One would be left wondering if the Greatest Generation would have been so great if the young men of that generation opted to stay home and play games and let their mothers, wives and sisters fight and die en masse in their stead.

Maj. Philip Mase
Fort Benning, Ga.

The Fighting Parson
Correction: In the November 2017 Valor article “The Fighting Parson” by Frank Jastrzembski, we incorrectly stated that the Rev. James Adams was the only clergyman to have received the Victoria Cross. Adams was the first but not last clergyman so honored. The editors regret the error.

Ontos Encore
[Re. “M50 Ontos,” by Jon Guttman, Hardware, September 2017] From what I understand, the Ontos was used against tanks in the Dominican Republic incident in 1965. The 82nd Airborne was sent there along with other units and made quick work of the whole episode.
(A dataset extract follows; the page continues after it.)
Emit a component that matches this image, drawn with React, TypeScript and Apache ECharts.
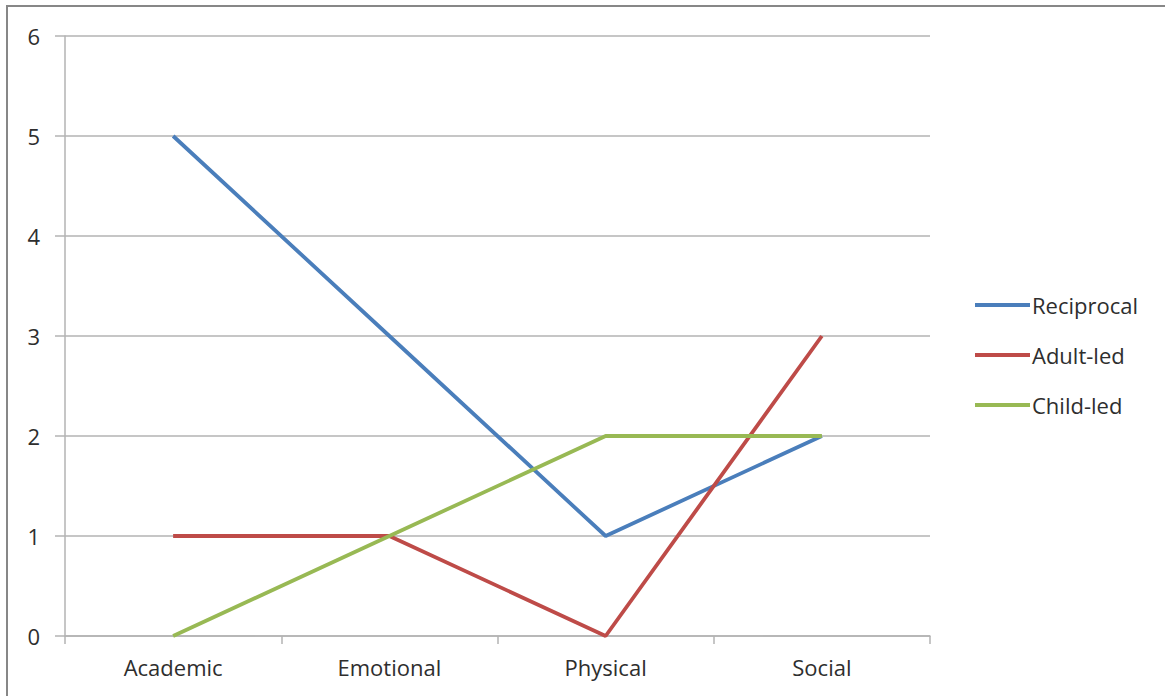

The Dominicans had Swedish light tanks—virtual antiques going back to the 1930s. They also employed French AMX-13 light tanks with an oscillating turret—quite more modern. The Ontos took them all on without loss—that I am aware of—and cleaned house. Can you confirm this?

Mark Cohn
Cockeysville, Md.

Research director Jon Guttman responds: Thanks for bringing up an overlooked incident in the history of an overlooked weapon. The M50 Ontos did, indeed, engage opposing armor when the United States intervened in the Dominican Civil War. The Dominican military at that time had 20 Swedish-made Stridsvagn L/60L light tanks armed with 37 mm cannons, along with 13 Swedish Landsverk Lynx armored cars and 12 French AMX-13 light tanks, thinly armored but packing potent 75 mm guns. During the civil strife a few L/60Ls and AMX-13s fell into constitutionalist hands, and it was these that were engaged when the 6th Marine Expeditionary Unit landed in the Dominican Republic on April 29, 1965. During the ensuing fight an L/60L took on an M48 Patton medium tank and lost, while an Ontos knocked out another L/60L. (The United States left the Dominican Republic with 12 of the surviving Stridsvagn L/60Ls.)An Ontos was also credited with knocking the turret off an AMX-13. All of the American vehicles involved were from the armored element of the 6th MEU, not the 82nd Airborne Division, which landed the next day in Operation Power Pack. As mentioned in the article, only the Marines adopted and used the M50 Ontos.